Doctor of Philosophy in English

Department

English

First Advisor

David Faflik

Abstract

Computational Close Reading intervenes in digital humanities and American literary scholarship to negotiate a significant institutional and disciplinary problem: the devaluation of close reading and interpretation in digital humanities applications to literary studies in favor of more distant modes of reading. To remedy this issue, I pursue a core question meant to bring the literary and the digital into a more perfect confluence, as a demonstration of possibilities meant to run counter to these preconceptions about computational reading: how “close,” if close at all, can digital technologies bring us to the interpretive elements of literary texts? I argue that they can bring us quite close, opening a perceived gap in knowledge about the ‘hows’ that are possible in computational reading.

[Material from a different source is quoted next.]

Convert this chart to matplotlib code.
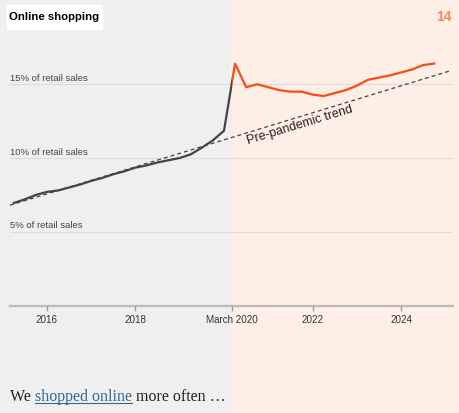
import matplotlib.pyplot as plt
from matplotlib.patches import Rectangle
from matplotlib.transforms import blended_transform_factory
from matplotlib.lines import Line2D
import numpy as np

# quarterly e-commerce share of retail sales (%)
quarters = [2015.25, 2015.5, 2015.75,
            2016.0, 2016.25, 2016.5, 2016.75,
            2017.0, 2017.25, 2017.5, 2017.75,
            2018.0, 2018.25, 2018.5, 2018.75,
            2019.0, 2019.25, 2019.5, 2019.75,
            2020.0, 2020.25, 2020.5, 2020.75,
            2021.0, 2021.25, 2021.5, 2021.75,
            2022.0, 2022.25, 2022.5, 2022.75,
            2023.0, 2023.25, 2023.5, 2023.75,
            2024.0, 2024.25, 2024.5, 2024.75]
share = [6.95, 7.2, 7.5,
         7.7, 7.8, 8.0, 8.2,
         8.45, 8.65, 8.9, 9.1,
         9.35, 9.5, 9.7, 9.85,
         10.0, 10.25, 10.7, 11.2,
         11.85, 16.4, 14.8, 15.0,
         14.8, 14.6, 14.5, 14.5,
         14.3, 14.2, 14.4, 14.6,
         14.9, 15.3, 15.45, 15.6,
         15.8, 16.0, 16.3, 16.4]

# pre-pandemic trend line end points
trend_x = [2015.16, 2025.1]
trend_y = [6.8, 15.9]

pandemic = 2020.17  # March 2020
tick_pos = [2016, 2018, pandemic, 2022, 2024]
tick_labels = ['2016', '2018', 'March 2020', '2022', '2024']
grid_vals = [5, 10, 15]

sans = ['Liberation Sans', 'DejaVu Sans']

fig = plt.figure(figsize=(4.59, 4.13), dpi=100)
ax = fig.add_axes([10 / 459, 1 - 305.5 / 413, 443 / 459, 265.5 / 413])
ax.set_facecolor('none')
ax.set_xlim(2015.164, 2025.175)
ax.set_ylim(0, 18)

# background panels over the whole figure
bt = blended_transform_factory(ax.transData, fig.transFigure)
ax.add_patch(Rectangle((2000, 0), pandemic - 2000, 1, transform=bt,
                       color='#efefef', clip_on=False, zorder=-5))
ax.add_patch(Rectangle((pandemic, 0), 2040 - pandemic, 1, transform=bt,
                       color='#fdeee6', clip_on=False, zorder=-5))

for v in grid_vals:
    ax.axhline(v, color='#dddddd', lw=0.8, zorder=1)
    ax.text(2015.164, v + 0.1, f'{v}% of retail sales', fontsize=6.8,
            color='#444444', va='bottom', ha='left', family=sans)
ax.axhline(0, color='#bbbbbb', lw=1.6, zorder=1, clip_on=False)

# trend
ax.plot(trend_x, trend_y, color='#444444', lw=0.9, dashes=(3.2, 2.4), zorder=3)
ang = np.degrees(np.arctan((trend_y[1] - trend_y[0]) / (trend_x[1] - trend_x[0])))
ax.text(2021.72, 12.2, 'Pre-pandemic trend', rotation=ang,
        transform_rotates_text=True, rotation_mode='anchor',
        ha='center', va='center', fontsize=9, color='#222222', family=sans)

# actual series: gray before March 2020, orange after
gray, = ax.plot(quarters, share, color='#444444', lw=1.6, zorder=4,
                solid_joinstyle='round')
red, = ax.plot(quarters, share, color='#fc4b14', lw=1.6, zorder=4,
               solid_joinstyle='round')
gray.set_clip_path(Rectangle((2000, -5), pandemic - 2000, 40, transform=ax.transData))
red.set_clip_path(Rectangle((pandemic, -5), 2040 - pandemic, 40, transform=ax.transData))

for s in ax.spines.values():
    s.set_visible(False)
ax.set_yticks([])
ax.set_xticks(tick_pos)
ax.set_xticklabels(tick_labels, family=sans)
ax.tick_params(axis='x', length=3.5, width=1, color='#999999', pad=3,
               labelsize=7.1, labelcolor='#333333')

# title and page number
fig.add_artist(Rectangle((7 / 459, 1 - 29 / 413), 95 / 459, 24 / 413,
                         transform=fig.transFigure, color='white'))
fig.text(54.5 / 459, 1 - 17.5 / 413, 'Online shopping', fontsize=8.2,
         fontweight='bold', color='black', va='center', ha='center', family=sans)
fig.text(452 / 459, 1 - 17 / 413, '14', fontsize=10, fontweight='bold',
         color='#f98a5c', va='center', ha='right', family=sans)

# caption with link-style words
serif = ['Liberation Serif', 'DejaVu Serif']
renderer = fig.canvas.get_renderer()
x0 = 10 / 459
yb = 1 - 401 / 413
parts = [('We ', '#222222', False), ('shopped online', '#326891', True),
         (' more often \u2026', '#222222', False)]
for txt, col, under in parts:
    t = fig.text(x0, yb, txt, fontsize=11.5, color=col, va='baseline',
                 ha='left', family=serif)
    bb = t.get_window_extent(renderer).transformed(fig.transFigure.inverted())
    if under:
        fig.add_artist(Line2D([x0, bb.x1], [yb - 2 / 413] * 2,
                              color=col, lw=0.8))
    x0 = bb.x1

fig.savefig('out.png', dpi=100)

As a matter of necessity, I also speak to the questions that underlie this core issue in the humanities, such as why the computerization of literary studies has allegedly moved away from interpretation and close reading in favor of digital curation and digital tool-building; what other modes of reading computerization has given way to, and how these differ from traditional approaches (close, distant, hyper, machine, etc.); what is so different about traditional literary studies and the resulting digital turn, and why this disparity came to be; and, perhaps most importantly, how the analytical affordances of the digital humanities can be leveraged to advance and preserve the original goals of literary studies as a discipline, instead of enabling their supersession. Put plainly, Computational Close Reading challenges the notion that digital humanities necessitates new approaches to literature—rather, I am interested in how digital technologies can enhance our original approaches to literature and reaffirm their universal relevance and importance. This volume intends to argue, at its core, that the age of computerization does not make obsolete or short-sighted the traditional methods of literary analysis in the face of new approaches to reading, but rather encourages us to pursue those same original disciplinary goals with renewed perspective and capability.